One important edge case is when the input contains only a single rectangle. In that situation, the answer must always be 1 because that rectangle automatically produces the largest possible square. The implementation handles this naturally because the first rectangle initializes both the maximum square size and the count.

Another important case occurs when several rectangles produce the same largest square side length. A buggy implementation might accidentally overwrite the count instead of incrementing it. The algorithm explicitly checks for equality and increments the counter whenever another matching rectangle is found.

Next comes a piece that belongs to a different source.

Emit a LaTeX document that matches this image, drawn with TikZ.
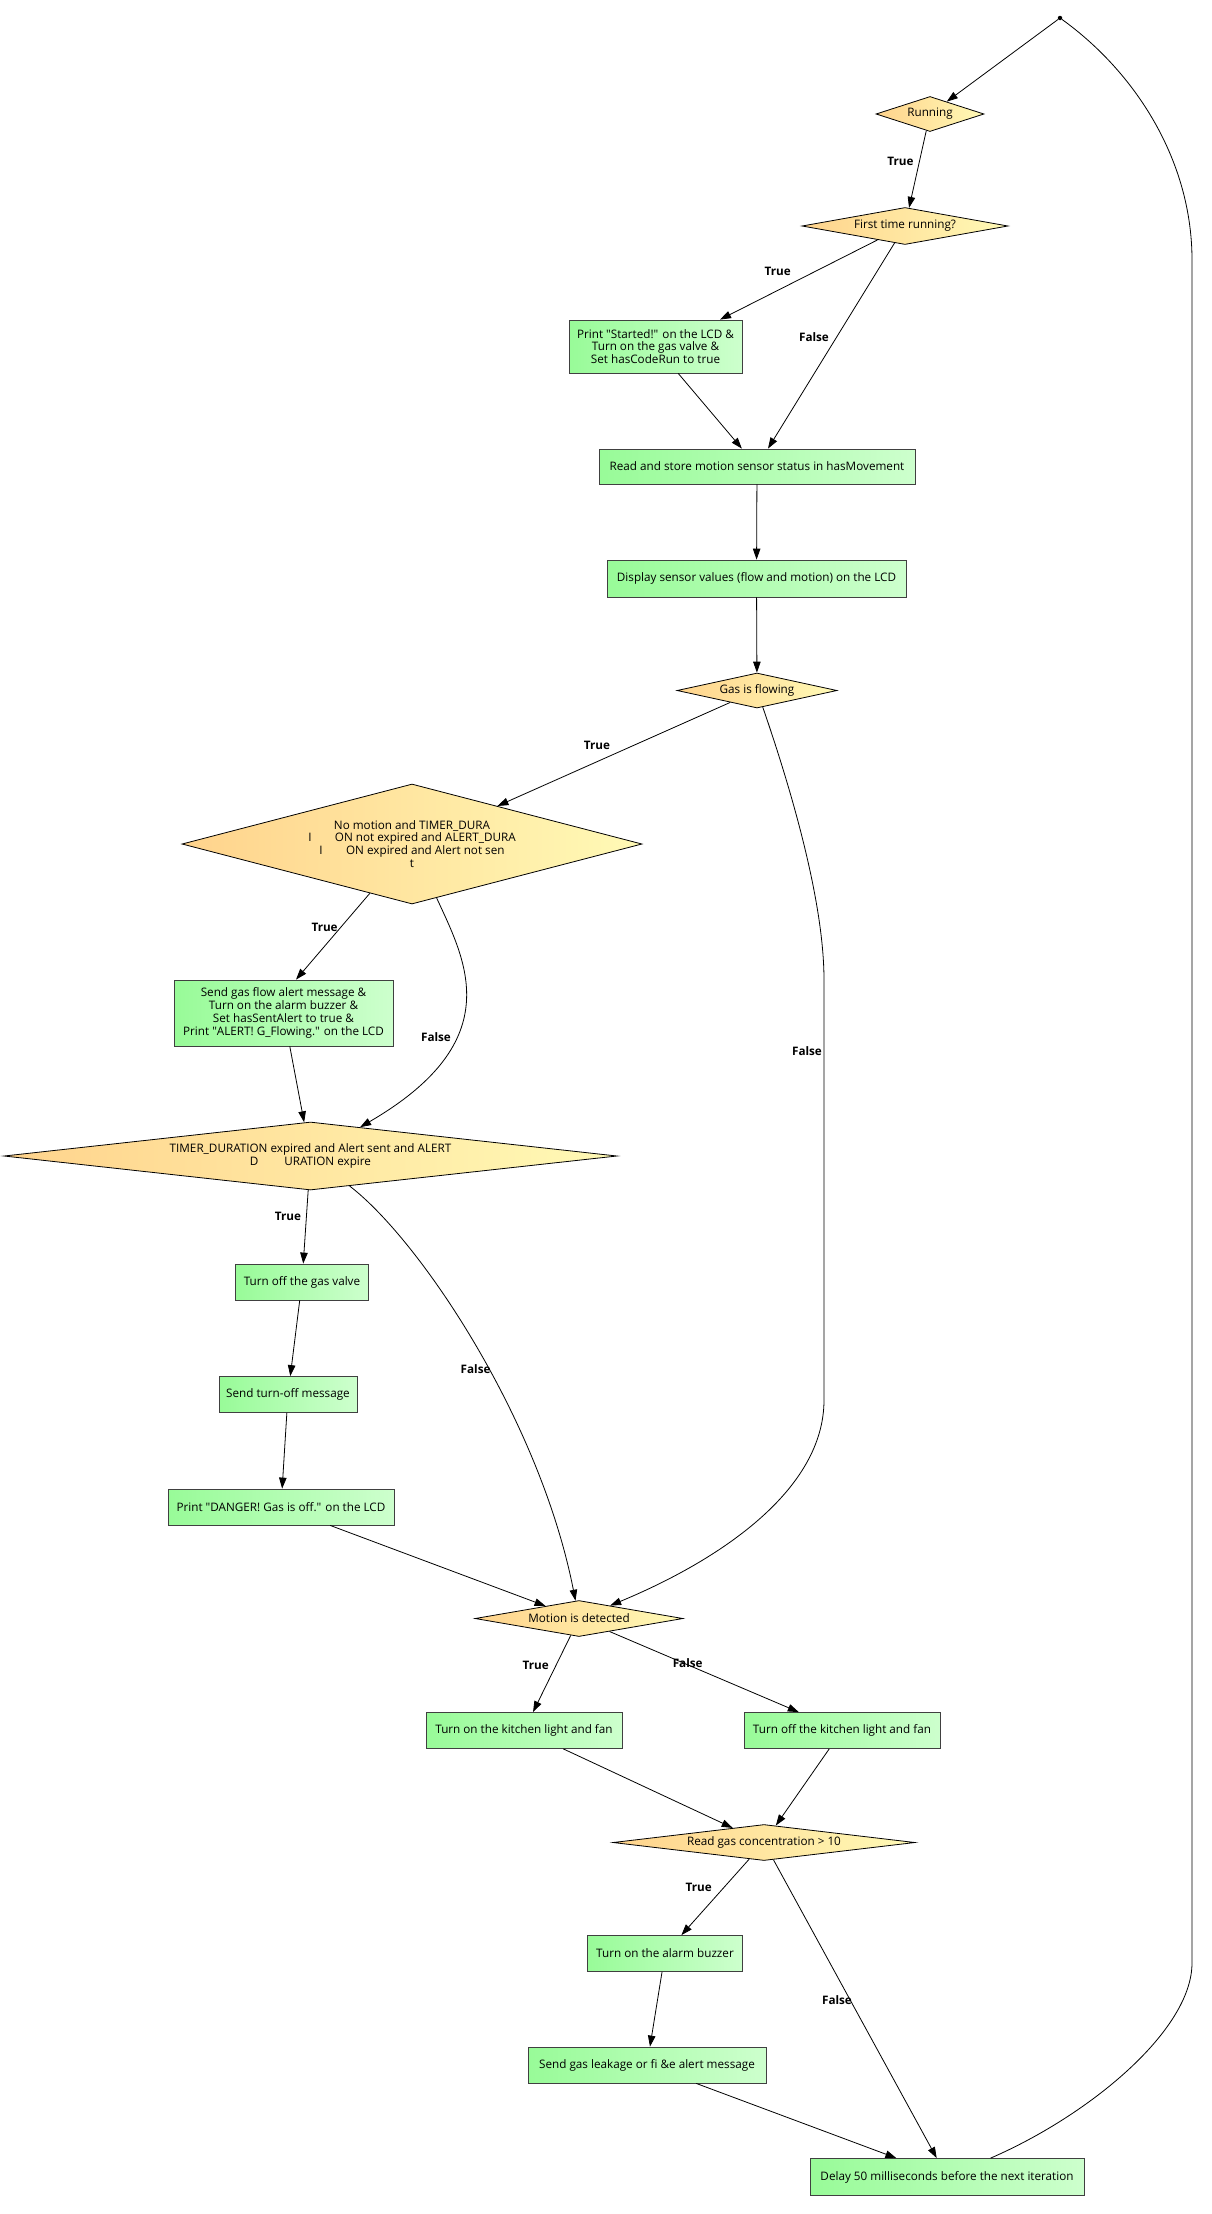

A third edge case involves rectangles with dimensions in different orders, such as [5,8] and [16,5]. The implementation always computes min(length, width), so the order of dimensions does not matter. This guarantees correctness regardless of how the rectangle dimensions are arranged.

Large integer values near 10^9 are another consideration. Since the algorithm only performs comparisons and minimum operations, there is no risk of overflow or expensive arithmetic. Both the Python and Go implementations safely handle the full constraint range.